In Search of a Sense of Place
Washington
October 15, 2006
PBS started re-showing Eyes on the Prize a few weeks ago. I missed it when the program was first shown in the mid-eighties and then again in the ninties. Must have been when I did not have a television. Looking now in 2006 at this documentary of events from forty and fifty years ago, it is obvious that many things have changed. Security officers for the great 1963 march on Washington carried cutting edge technology to communicate with each other: walkie-talkies. The things looked like enormous toys that probably didn’t even work. People smoked cigarettes everywhere, indoors, outdoors, at lunch counters, in jail. Automobiles were fenderous behemoths.
In addition to archival footage, there are interviews with former activists, quite young during the sixties, middle-aged then and perhaps dead now, for all I know: Andrew Young and several very articulate and occasionally very funny young guys. Also some touching clips from two Black women who were little girls at the time. But the people who made the greatest impression on me were the white racists speaking from old black and white footage: George Wallace, Bull Connor and a couple of others. Their defiance, their seething resentment, their characterization of civil rights activists as “outside agitators, inspired by foreign ideologies, un-American, haters of America, ungrateful, etc.” all seemed so dated, yet weirdly contemporary.
It seemed that I had heard this rhetoric before, more recently. How could this be? How could this hateful rhetoric from forty or fifty tears ago seem so contemporary?
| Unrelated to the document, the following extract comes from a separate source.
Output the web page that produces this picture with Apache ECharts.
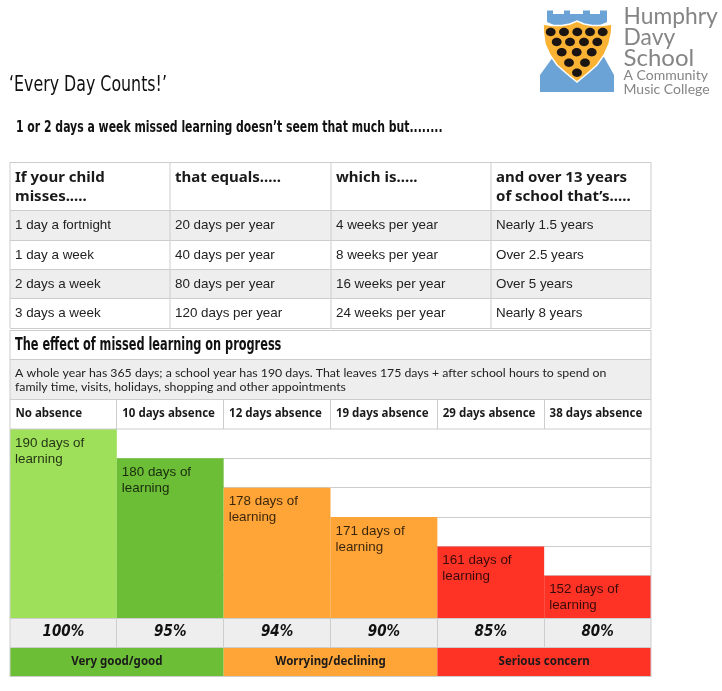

Then I had it: George Wallace and Ross Barnet have simply died and been reincarnated as Rush Limbaugh, Bill O’Reilly and, even more weirdly, Ann Coulter. They have their own television network and book deals.
The quotations of the week come from the Sunday New York Times. A first section story featured a race between incumbent Republican Curt Weldon and Democrat Joe Sestak in suburban Philadelphia. Ann St. Clair, who is heading up Republicans for Sestak, is quoted as saying “that she and her husband grew disenchanted with their party when they lived abroad in the last several years and watched the nation’s reputation deteriorate.” “I came home and felt like I didn’t recognize my party,” she said.
In the book review section, Henry Kissinger reviewed a biography of Dean Acheson, concluding with a quotation that could well be an open memo to this Republican Party:
“Americans must limit themselves to ‘limited objectives’ and work in congress with others, for an essential part of American power is the ‘ability to evoke support from others – an ability quite as important as the capacity to compel.’”
Meanwhile, fall comes late in Washington. I remember peak color in Vermont and New Hampshire coming in the first or second week of October. Here the leaves have just started to turn. After several muggy, rainy days, a front finally moved through this morning. It will get down to around forty tonight and the lights of the city beneath my windows will twinkle in the cool, clear air. I live on the top floor of my building, which sits just off of Saint Alban’s Hill, the highest point of land in the city at 400 feet or so. The only building higher than mine is the National Cathedral. I look across at its spires as I write. Right now, at 6 o’clock Friday afternoon, the clouds move along quite quickly and I feel as if I am their companion in the darkening blue sky.
Planes taking off from National Airport emerge from behind the front towers of the cathedral and head west towards the setting sun. Downhill and east of the cathedral, the marble and limestone government buildings glow white, then pink, then gray as the speeding clouds block and then reveal the light from the sun. The trees that form a canopy above Cleveland Park are still green with just a suggestion of the color to come.